GIVEN INSTRUCTION –
Retype only what runs from the beginning of the data through the line with "(5,520) -- (557,520);"; please omit the pictures and keep every line exact.

RAW DATA –
-=-=-

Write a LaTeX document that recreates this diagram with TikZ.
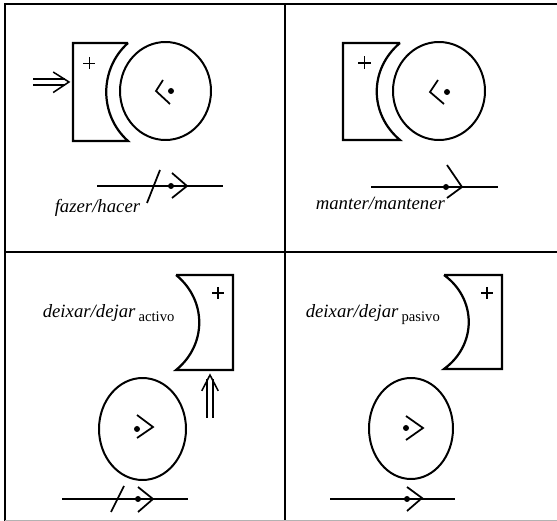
\documentclass[tikz,border=0pt]{standalone}
\usepackage{fontspec}
\setmainfont{Liberation Serif}
\usetikzlibrary{shapes.geometric}
\tikzset{
  wheel/.style={draw, ellipse, line width=1.7pt, inner sep=0pt},
  punto/.style={circle, fill, inner sep=0pt, minimum size=1.8mm},
  shoe/.style={line width=1.9pt, line join=miter},
  push/.style={line width=1.3pt},
  track/.style={line width=1.7pt}
}
\begin{document}
\begin{tikzpicture}[x=0.3mm, y=-0.3mm, line width=1.5pt,
    every node/.style={font=\fontsize{16}{19}\selectfont}]
  \useasboundingbox (0,0) rectangle (557,521);
  % frame
  \draw[line width=1.3pt] (5,521) -- (5,4) -- (557,4);
  \draw[line width=1.3pt] (285,4) -- (285,521);
  \draw[line width=1.3pt] (5,252) -- (557,252);
  \draw[line width=0.6pt, gray!60] (5,520) -- (557,520);

  % fazer/hacer
  \draw[shoe] (128,43) -- (73,43) -- (73,141) -- (128,141)
    .. controls (99,115) and (99,69) .. (128,43);
  \draw[line width=0.6pt] (83,63) -- (95,63) (89,57) -- (89,69);
  \coordinate (a1) at (33,82);
  \coordinate (b1) at (69,82);
  \draw[push] ([yshift=2.6pt]a1) -- ([xshift=-3pt, yshift=2.6pt]b1)
              ([yshift=-2.6pt]a1) -- ([xshift=-3pt, yshift=-2.6pt]b1);
  \draw[push] ([xshift=-13.5pt, yshift=8.5pt]b1) -- (b1)
              -- ([xshift=-13.5pt, yshift=-9pt]b1);
  \node[wheel, minimum width=27.3mm, minimum height=29.4mm] (c1) at (165.5,91) {};
  \node[punto] (d1) at (171,91) {};
  \draw (163,80) -- (156,91) -- (170,104);
  \coordinate (l1) at (97,186);
  \coordinate (r1) at (223,186);
  \draw[track] (l1) -- (r1);
  \draw (147,203) -- (160,170);
  \node[punto] (e1) at (171,186) {};
  \draw (172,173) -- (187,186) -- (172,198);
  \node[anchor=base west] (t1) at (50,213) {\textit{fazer/hacer}};

  % manter/mantener
  \draw[shoe] (400,43) -- (343,43) -- (343,140) -- (400,140)
    .. controls (369,114) and (369,69) .. (400,43);
  \draw[line width=1pt] (358,63) -- (371,63) (364.5,56.5) -- (364.5,69.5);
  \node[wheel, minimum width=27.6mm, minimum height=29.4mm] (c2) at (439,91) {};
  \node[punto] (d2) at (447,92) {};
  \draw (438,80) -- (430,92) -- (444,104);
  \coordinate (l2) at (371,187);
  \coordinate (r2) at (498,187);
  \draw[track] (l2) -- (r2);
  \node[punto] (e2) at (446,187) {};
  \draw (447,165) -- (462,187) -- (447,198);
  \node[anchor=base west] (t2) at (311,210) {\textit{manter/mantener}};

  % deixar/dejar activo
  \draw[shoe] (176,275) -- (233,275) -- (233,370) -- (176,370)
    .. controls (207,345) and (207,300) .. (176,275);
  \draw[line width=0.9pt] (212,293) -- (224,293) (218,287) -- (218,299);
  \coordinate (a3) at (210,418);
  \coordinate (b3) at (210,375);
  \draw[push] ([xshift=-2.6pt]a3) -- ([xshift=-2.6pt, yshift=-3pt]b3)
              ([xshift=2.6pt]a3) -- ([xshift=2.6pt, yshift=-3pt]b3);
  \draw[push] ([xshift=-7pt, yshift=-13.5pt]b3) -- (b3)
              -- ([xshift=7pt, yshift=-13.5pt]b3);
  \node[wheel, minimum width=26.1mm, minimum height=30.6mm] (c3) at (142.5,429) {};
  \node[punto] (d3) at (137,429) {};
  \draw (137,415) -- (153,427) -- (137,438);
  \coordinate (l3) at (62,499);
  \coordinate (r3) at (188,499);
  \draw[track] (l3) -- (r3);
  \draw (111,512) -- (124,486);
  \node[punto] (e3) at (138,499) {};
  \draw (138,487) -- (153,499) -- (138,512);
  \node[anchor=base west] (t3) at (38,318)
    {\textit{deixar/dejar}\,\raisebox{-0.45ex}{\fontsize{12.5}{14}\selectfont activo}};

  % deixar/dejar pasivo
  \draw[shoe] (444,275) -- (502,275) -- (502,369) -- (444,369)
    .. controls (477,345) and (477,299) .. (444,275);
  \draw[line width=0.9pt] (481,293) -- (493,293) (487,287) -- (487,299);
  \node[wheel, minimum width=25.2mm, minimum height=30.3mm] (c4) at (411,428.5) {};
  \node[punto] (d4) at (406,428) {};
  \draw (406,416) -- (423,428) -- (406,440);
  \coordinate (l4) at (330,499);
  \coordinate (r4) at (455,499);
  \draw[track] (l4) -- (r4);
  \node[punto] (e4) at (407,499) {};
  \draw (407,487) -- (422,498) -- (407,511);
  \node[anchor=base west] (t4) at (301,318)
    {\textit{deixar/dejar}\,\raisebox{-0.45ex}{\fontsize{12.5}{14}\selectfont pasivo}};
\end{tikzpicture}
\end{document}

-=-=-

WRITTEN ANSWER –
Write a LaTeX document that recreates this diagram with TikZ.
\documentclass[tikz,border=0pt]{standalone}
\usepackage{fontspec}
\setmainfont{Liberation Serif}
\usetikzlibrary{shapes.geometric}
\tikzset{
  wheel/.style={draw, ellipse, line width=1.7pt, inner sep=0pt},
  punto/.style={circle, fill, inner sep=0pt, minimum size=1.8mm},
  shoe/.style={line width=1.9pt, line join=miter},
  push/.style={line width=1.3pt},
  track/.style={line width=1.7pt}
}
\begin{document}
\begin{tikzpicture}[x=0.3mm, y=-0.3mm, line width=1.5pt,
    every node/.style={font=\fontsize{16}{19}\selectfont}]
  \useasboundingbox (0,0) rectangle (557,521);
  % frame
  \draw[line width=1.3pt] (5,521) -- (5,4) -- (557,4);
  \draw[line width=1.3pt] (285,4) -- (285,521);
  \draw[line width=1.3pt] (5,252) -- (557,252);
  \draw[line width=0.6pt, gray!60] (5,520) -- (557,520);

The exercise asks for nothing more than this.